Hassy Veldstra

Building Artillery.io • Interested in OSS, SRE, product design, SaaS • always up for coffee ☕ • h@veldstra.org@hveldstra


Using KMS to encrypt sensitive data (and using it for Serverless secrets)

kms-vault is a tiny shell script that can be used to encrypt sensitive data such as passwords or private keys using a master key from AWS KMS.

Using kms-vault

First, download the shell scripts and put it somewhere in your $PATH.

To encrypt a text file:

#
# My-KMS-Key is a key you created in KMS, see:
# http://docs.aws.amazon.com/kms/latest/developerguide/create-keys.html
#
kms-vault encrypt My-KMS-Key private_key.pem > private_key.pem.encrypted

To decrypt an encrypted file:

#
# We don't need to specify the name of the key here because that information is 
# stored in the metadata in the encrypted blob of data:
#
kms-vault decrypt private_key.pem.encrypted

(It goes without saying that if you delete the master key that was used to encrypt a file, you won’t be able to recover the plaintext.)

Why KMS?

  1. If you create an AWS-managed master key, it never leaves AWS. That’s one less thing for you to worry about protecting.
  2. All the usual IAM facilites can used for access control with all of its power and flexibility.

The combination of 1 & 2 makes kms-vault very handy for storing all kinds of secrets inside git repos for example.
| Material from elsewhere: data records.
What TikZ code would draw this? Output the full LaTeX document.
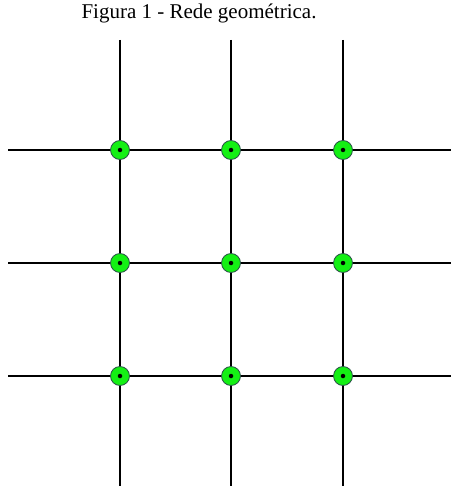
\documentclass[tikz,border=0pt]{standalone}
\usepackage{fontspec}
\setmainfont{Liberation Serif}
\usepackage{xcolor}
\definecolor{nodegreen}{RGB}{20,240,20}
\definecolor{nodeedge}{RGB}{40,80,70}

\begin{document}
\begin{tikzpicture}[x=1pt,y=-1pt,
	rede/.style={line width=2pt, black},
	no/.style={draw=nodeedge, fill=nodegreen, circle, line width=0.8pt, minimum size=19pt, inner sep=0pt},
	pto/.style={fill=black, circle, minimum size=4.5pt, inner sep=0pt}]
			\useasboundingbox (0,0) rectangle (451,486);
			\node[anchor=base, inner sep=0pt] (titulo) at (199,19) {\fontsize{21}{24}\selectfont Figura 1 - Rede geométrica.};

			\coordinate (t1) at (120,40);	\coordinate (b1) at (120,486);
			\coordinate (t2) at (231,40);	\coordinate (b2) at (231,486);
			\coordinate (t3) at (343,40);	\coordinate (b3) at (343,486);
			\coordinate (l1) at (8,150);	\coordinate (r1) at (451,150);
			\coordinate (l2) at (8,263);	\coordinate (r2) at (451,263);
			\coordinate (l3) at (8,376);	\coordinate (r3) at (451,376);

			\draw[rede] (t1) -- (b1);
			\draw[rede] (t2) -- (b2);
			\draw[rede] (t3) -- (b3);
			\draw[rede] (l1) -- (r1);
			\draw[rede] (l2) -- (r2);
			\draw[rede] (l3) -- (r3);

			\foreach \x/\i in {120/1,231/2,343/3}
				\foreach \y/\j in {150/1,263/2,376/3} {
					\node[no] (n\j\i) at (\x,\y) {};
					\node[pto] (p\j\i) at (n\j\i) {};
				}
		\end{tikzpicture}
\end{document}
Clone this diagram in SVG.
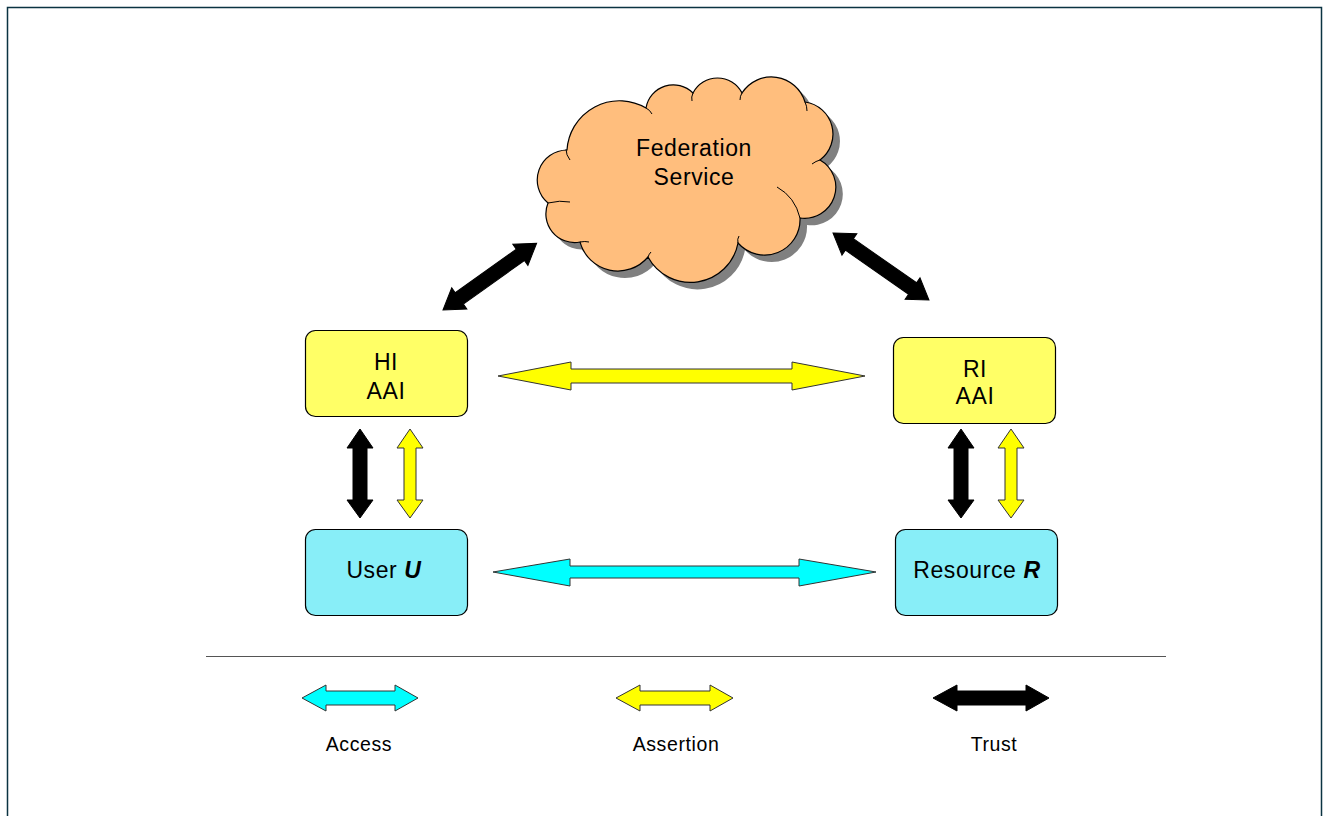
<svg xmlns="http://www.w3.org/2000/svg" width="1323" height="816" viewBox="0 0 1323 816">
<style>
text{font-family:"Liberation Sans",Arial,sans-serif;fill:#000;text-anchor:middle}
.lbl{font-size:23px;letter-spacing:0.6px}
.leg{font-size:19.5px;letter-spacing:0.6px}
.box{stroke:#000;stroke-width:1.2}
.aai{fill:#FFFF66}
.ent{fill:#88EEF8}
.yel{fill:#FFFF00;stroke:#333;stroke-width:1}
.cy{fill:#00FFFF;stroke:#333;stroke-width:1}
.blk{fill:#000;stroke:#000;stroke-width:1}
.inner{fill:none;stroke:#000;stroke-width:1}
</style>
<rect x="0" y="0" width="1323" height="816" fill="#fff"/>
<path d="M7.5,816 V7.5 H1321.5 V816" fill="none" stroke="#0b3342" stroke-width="1.5"/>

<g id="cloud">
<defs>
<path id="cloudShape" d="M567,150 A52.5,52.5 0 0 1 646,108 A27.7,27.7 0 0 1 693,93 A27.5,27.5 0 0 1 742,93 A35,35 0 0 1 805,102 A32.4,32.4 0 0 1 820,160 A31.2,31.2 0 0 1 800,218 A35.4,35.4 0 0 1 738,243 A48.3,48.3 0 0 1 648,257 A39.3,39.3 0 0 1 580,242 A28.7,28.7 0 0 1 548,203 A30,30 0 0 1 567,150 Z"/>
</defs>
<use href="#cloudShape" transform="translate(7,7)" fill="#808080"/>
<use href="#cloudShape" fill="#FFBE7D" stroke="#000" stroke-width="1.2"/>
<path class="inner" d="M566,149 Q566,155 570,160 M646,108 Q650,110 652,114 M693,93 Q691,97 692,101 M742,93 Q740,96 740,100 M805,102 Q807,106 807,111 M820,160 Q816,161 812,164 M777,187 Q795,197 800,218 M738,243 Q737,239 739,236 M648,257 Q649,254 651,252 M580,242 Q585,241 589,242 M548,203 Q560,200 570,202"/>
<text class="lbl" x="694" y="156">Federation</text>
<text class="lbl" x="694" y="185">Service</text>
</g>

<g id="hi-aai">
<rect class="box aai" x="305.5" y="330.5" width="162" height="86" rx="10"/>
<text class="lbl" x="386" y="370">HI</text>
<text class="lbl" x="386" y="399">AAI</text>
</g>

<g id="ri-aai">
<rect class="box aai" x="893.5" y="337.5" width="162" height="86" rx="10"/>
<text class="lbl" x="975" y="377">RI</text>
<text class="lbl" x="975" y="404">AAI</text>
</g>

<g id="user">
<rect class="box ent" x="305.5" y="529.5" width="162" height="86" rx="10"/>
<text class="lbl" x="384" y="578">User <tspan font-weight="bold" font-style="italic">U</tspan></text>
</g>

<g id="resource">
<rect class="box ent" x="895.5" y="529.5" width="162" height="86" rx="10"/>
<text class="lbl" x="977" y="578">Resource <tspan font-weight="bold" font-style="italic">R</tspan></text>
</g>

<g id="connectors">
<polygon class="blk" transform="translate(443,310) rotate(-35.5)" points="0,0 20,-13 20,-7 95,-7 95,-13 115,0 95,13 95,7 20,7 20,13"/>
<polygon class="blk" transform="translate(833,233) rotate(34.9)" points="0,0 20,-13 20,-7 97,-7 97,-13 117,0 97,13 97,7 20,7 20,13"/>
<polygon class="yel" points="498,376 571,362 571,369 792,369 792,362 865,376 792,390 792,383 571,383 571,390"/>
<polygon class="cy" points="493,572 570,559 570,566 799,566 799,559 876,572 799,586 799,578 570,578 570,586"/>
<polygon class="blk" points="360,429 373,448 367,448 367,500 373,500 360,518 347,500 353,500 353,448 347,448"/>
<polygon class="yel" points="410,429 423,448 416,448 416,500 423,500 410,518 397,500 404,500 404,448 397,448"/>
<polygon class="blk" points="961,429 974,448 968,448 968,500 974,500 961,518 948,500 954,500 954,448 948,448"/>
<polygon class="yel" points="1011,429 1024,448 1017,448 1017,500 1024,500 1011,518 998,500 1005,500 1005,448 998,448"/>
</g>

<g id="legend">
<line x1="206" y1="656.5" x2="1166" y2="656.5" stroke="#555" stroke-width="1"/>
<polygon class="cy" points="302,698 326,685 326,691 395,691 395,685 418,698 395,711 395,705 326,705 326,711"/>
<polygon class="yel" points="616,698 640,685 640,691 710,691 710,685 733,698 710,711 710,705 640,705 640,711"/>
<polygon class="blk" points="933,698 957,685 957,691 1026,691 1026,685 1049,698 1026,711 1026,705 957,705 957,711"/>
<text class="leg" x="359" y="751">Access</text>
<text class="leg" x="676" y="751">Assertion</text>
<text class="leg" x="994" y="751">Trust</text>
</g>
</svg>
There’s no need to share a password as is the case with ansible-vault, and access to keys can be controlled with IAM policies on AWS accounts of other members of your team.

Finally, AWS Lambda integrates with KMS, which makes kms-vault a nice simple solution for managing secrets in Serverless-based projects (this is reason I whipped up kms-vault in the first place).